Le Tout-Puissant a créé le monde, a créé l’homme, et Il leur donne des principes pour maintenir cette création. De Solon (auteur de la législation grecque) à Montesquieu (auteur de « L’esprit des Lois » au 18ème siècle), légiférer et ensuite juger est la démarche normale de la société. Mais, si « juger » s’interfère dans le « légiférer », la société est boiteuse, et c’est le problème actuel : la démocratie exige que le peuple – c’est-à-dire l’ordre social – dirige la voie de l’humanité. Le peuple – appelé le PRINCE – doit dire ce qu’il veut qu’on fasse. La démocratie, c’est la voix donnée au peuple pour exprimer sa volonté, ainsi que l’on faisait à Athènes. Le peuple – « démos » en grec – se réunissait sur l’Agora (la place publique) pour fixer les lois, d’après la législation de Solon. Le dictateur prend la place du « prince » et légifère seul. C’est cette dictature – pour ne mentionner que le 20ème siècle – qu’ont exercée Staline, Hitler, Mussolini ou Franco. Ils ont pris la place du peuple. C’est ce qui semble apparaître aujourd’hui d’une autre façon – moins cruelle certes, mais injustifiée cependant – sous la forme d’une dictature des prétoires. Les juges prennent de plus en plus la place des législateurs, en décidant du bien-fondé des lois. Un livre récent, a été écrit précisément par un Conseiller d’État, Jean-Eric Schoettl, qui a vu de près ce virage de la loi vers le juge, « La Démocratie au péril des prétoires » (Gallimard, 2022). Ce livre décrit de nombreux exemples où la loi est mise en question par le juge. Cela inclut aussi les instances internationales où, souvent, c’est le « caprice » du juge qui impose son verdict à la législation.

Où se situe, ici, le rôle, absolu en soi, de la législation « torahique », conforme à la Loi du Sinaï ? 

Une première remarque mérite d’être soulignée : d’une part, tirage au sort des décisions concernant le partage d’Erets Israël avec Yéhochoua et Eléazar, et parallèlement, décision de distribuer les terrains en fonction du nombre de la population. L’intervention divine était que le sort, d’une part, la quantité de population, par ailleurs, obtenaient le même résultat : les plus nombreux obtenaient une part plus grande, et les moins nombreux une part plus petite. Cette convergence avait pour but de démontrer que c’est l’Éternel qui intervient, mais que l’homme doit, de son côté, « agir », c’est-à-dire effectuer sa « Hichtadlout » (effort de l’homme). « Aide-toi, le Ciel t’aidera » n’est pas une formule vide, mais exprime l’idéologie de la Torah. À ce niveau, la législation sociale de la Torah est claire : la Loi n’a pas, selon la Torah, un caractère éphémère. Un législateur décide d’une loi, vient un autre qui décide autrement, et arrive le juge qui prononce différemment et s’oppose au législateur. Tel est l’avatar d’une législation laïque décidée par un cerveau éphémère. De même, ce qui est bon pour une société n’est pas nécessairement bon pour une autre société. C’est la raison du conflit entre le prétoire et la démocratie. Une preuve contemporaine de ce passage éphémère fut la chute, brutale, de l’idéologie marxiste considérée, pendant plus de cent ans, comme l’avenir de l’humanité, promettant des lendemains « qui chantent », le « grand soir de l’humanité ». Mais cette preuve qui illustre notre propos n’est qu'un exemple dans l’histoire de la législation. Le Kibboutz – bastion de l’idéologie « égalitaire » – est devenu une part de l’économie capitaliste de l’État. La France a déjà connu cinq Républiques, dont chacune édite de nouvelles lois.

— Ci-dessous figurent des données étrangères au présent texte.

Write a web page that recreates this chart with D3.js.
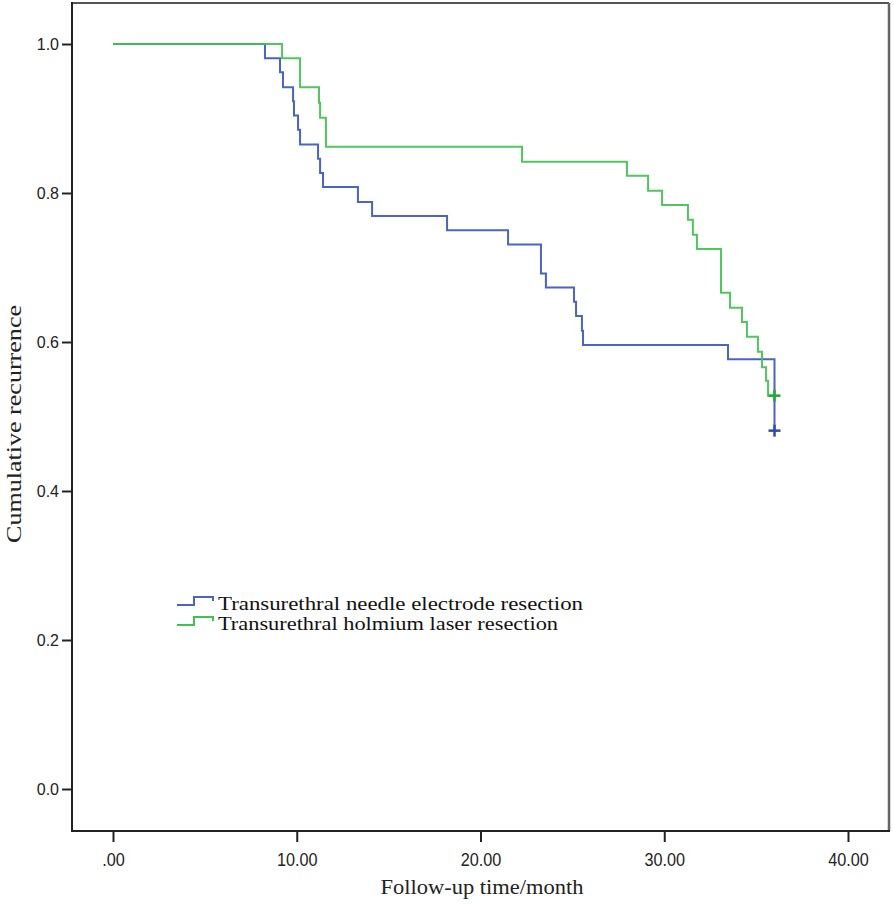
<!DOCTYPE html>
<html>
<head>
<meta charset="utf-8">
<script src="https://cdn.jsdelivr.net/npm/d3@7"></script>
<style>
  html, body { margin: 0; padding: 0; background: #fff; }
  svg { display: block; }
</style>
</head>
<body>
<svg id="chart" width="894" height="904"></svg>
<script>
// ---- data ----
const seriesNames = ["Transurethral needle electrode resection", "Transurethral holmium laser resection"];
const blueTimes = [0, 8.27, 9.09, 9.25, 9.80, 9.85, 10.07, 10.18, 11.16, 11.27, 11.43, 13.33, 14.10, 18.18, 21.50, 23.29, 23.56, 25.09, 25.20, 25.52, 25.58, 33.47, 36.0];
const blueValues = [1.0, 0.981, 0.962, 0.942, 0.923, 0.904, 0.885, 0.865, 0.846, 0.827, 0.808, 0.788, 0.769, 0.750, 0.731, 0.692, 0.673, 0.654, 0.635, 0.615, 0.596, 0.577, 0.481];
const greenTimes = [0, 9.20, 10.18, 11.21, 11.27, 11.59, 22.26, 27.97, 29.12, 29.88, 31.29, 31.56, 31.78, 33.09, 33.58, 34.23, 34.50, 35.10, 35.32, 35.54, 35.65, 36.0];
const greenValues = [1.0, 0.981, 0.942, 0.921, 0.901, 0.862, 0.842, 0.823, 0.803, 0.784, 0.764, 0.744, 0.725, 0.666, 0.646, 0.627, 0.607, 0.587, 0.566, 0.548, 0.528, 0.528];
const blueCensor = [[36.0, 0.481]];
const greenCensor = [[36.0, 0.528]];
const xTickValues = [0, 10, 20, 30, 40];
const xTickLabels = [".00", "10.00", "20.00", "30.00", "40.00"];
const yTickValues = [0, 0.2, 0.4, 0.6, 0.8, 1.0];
const yTickLabels = ["0.0", "0.2", "0.4", "0.6", "0.8", "1.0"];
const xTitle = "Follow-up time/month";
const yTitle = "Cumulative recurrence";

// ---- layout ----
const svg = d3.select("#chart");
const frame = { left: 72, right: 889, top: 3, bottom: 831 };
const x = d3.scaleLinear().domain([0, 40]).range([113, 848]);
const y = d3.scaleLinear().domain([0, 1]).range([789, 44]);
const blueColor = "#4a63c6";
const greenColor = "#42c150";

// frame
svg.append("line").attr("x1", frame.left).attr("x2", frame.right).attr("y1", frame.top).attr("y2", frame.top)
  .attr("stroke", "#555").attr("stroke-width", 2);
svg.append("line").attr("x1", frame.right).attr("x2", frame.right).attr("y1", frame.top).attr("y2", frame.bottom)
  .attr("stroke", "#666").attr("stroke-width", 2.5);

// x axis
const xAxis = d3.axisBottom(x).tickValues(xTickValues)
  .tickFormat((d, i) => xTickLabels[i]).tickSize(11).tickPadding(8);
const gx = svg.append("g").attr("transform", `translate(0,${frame.bottom})`).call(xAxis);
gx.select(".domain").remove();
gx.selectAll(".tick line").attr("stroke", "#222").attr("stroke-width", 2);
gx.selectAll(".tick text").attr("font-family", "'Liberation Sans', Arial, sans-serif")
  .attr("font-size", 18).attr("fill", "#222").attr("dy", "0.9em")
  .each(function () {
    const w = this.getComputedTextLength();
    d3.select(this).attr("textLength", w * 0.9).attr("lengthAdjust", "spacingAndGlyphs");
  });

// y axis
const yAxis = d3.axisLeft(y).tickValues(yTickValues)
  .tickFormat((d, i) => yTickLabels[i]).tickSize(10).tickPadding(3);
const gy = svg.append("g").attr("transform", `translate(${frame.left},0)`).call(yAxis);
gy.select(".domain").remove();
gy.selectAll(".tick line").attr("stroke", "#222").attr("stroke-width", 2);
gy.selectAll(".tick text").attr("font-family", "'Liberation Sans', Arial, sans-serif")
  .attr("font-size", 16).attr("fill", "#222");

// axis lines
svg.append("line").attr("x1", frame.left).attr("x2", frame.left).attr("y1", frame.top - 1).attr("y2", frame.bottom + 1)
  .attr("stroke", "#222").attr("stroke-width", 2);
svg.append("line").attr("x1", frame.left - 1).attr("x2", frame.right + 1).attr("y1", frame.bottom).attr("y2", frame.bottom)
  .attr("stroke", "#222").attr("stroke-width", 2);

// titles
svg.append("text").attr("x", 482).attr("y", 894).attr("text-anchor", "middle")
  .attr("font-family", "'Liberation Serif', 'Times New Roman', serif").attr("font-size", 20).attr("fill", "#222")
  .attr("textLength", 203).attr("lengthAdjust", "spacingAndGlyphs").text(xTitle);
svg.append("text").attr("transform", "translate(21,424) rotate(-90)").attr("text-anchor", "middle")
  .attr("font-family", "'Liberation Serif', 'Times New Roman', serif").attr("font-size", 21).attr("fill", "#222")
  .attr("textLength", 238).attr("lengthAdjust", "spacingAndGlyphs").text(yTitle);

// curves
const line = d3.line().x(d => x(d[0])).y(d => y(d[1])).curve(d3.curveStepAfter);
const blueData = blueTimes.map((t, i) => [t, blueValues[i]]);
const greenData = greenTimes.map((t, i) => [t, greenValues[i]]);
svg.append("path").datum(blueData).attr("d", line).attr("fill", "none")
  .attr("stroke", blueColor).attr("stroke-width", 2);
svg.append("path").datum(greenData).attr("d", line).attr("fill", "none")
  .attr("stroke", greenColor).attr("stroke-width", 2).attr("stroke-opacity", 0.92);

// censor marks
function plus(data, color) {
  const g = svg.append("g");
  data.forEach(d => {
    const cx = x(d[0]), cy = y(d[1]);
    g.append("line").attr("x1", cx - 6).attr("x2", cx + 6).attr("y1", cy).attr("y2", cy)
      .attr("stroke", color).attr("stroke-width", 2.5);
    g.append("line").attr("x1", cx).attr("x2", cx).attr("y1", cy - 6).attr("y2", cy + 6)
      .attr("stroke", color).attr("stroke-width", 2.5);
  });
}
plus(blueCensor, "#2f4ab4");
plus(greenCensor, "#22a834");

// legend
const legendColors = [blueColor, greenColor];
const legendWidths = [365, 340];
seriesNames.forEach((name, i) => {
  const by = 605 + i * 20;
  const sym = d3.path();
  sym.moveTo(177, by);
  sym.lineTo(194, by);
  sym.lineTo(194, by - 8);
  sym.lineTo(213, by - 8);
  sym.lineTo(213, by - 4);
  svg.append("path").attr("d", sym.toString()).attr("fill", "none")
    .attr("stroke", legendColors[i]).attr("stroke-width", 2);
  svg.append("text").attr("x", 218).attr("y", by + 5)
    .attr("font-family", "'Liberation Serif', 'Times New Roman', serif").attr("font-size", 19).attr("fill", "#111")
    .attr("textLength", legendWidths[i]).attr("lengthAdjust", "spacingAndGlyphs").text(name);
});
</script>
</body>
</html>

La Torah est le fruit de la Volonté divine. La Transcendance ne saurait être sujette aux modifications de l’époque. Par hypothèse, la Torah est le véhicule de la Parole du Créateur. La Torah écrite, expliquée par la Torah orale, codifiée par les Sages, par Maïmonide, puis dans le Choul’han ‘Aroukh, contient la totalité de la législation du judaïsme. Il ne saurait y avoir de conflit entre les Sages : discussion, oui, désaccord, non. La Torah légifère. Elle est la Parole divine, et les rabbins sont les juges. Le « Dayan » – juge – doit être un Talmid Hakham (Rav érudit). C’est la force de la Torah, et peut-être pourrait-on se permettre de dire que l’opposition – député contre juge – est significative d’une époque déboussolée, sans référence avec l’Absolu. « Achrénou » ! Remercions le Créateur de nous guider dans l’obscurité, et de nous éclairer.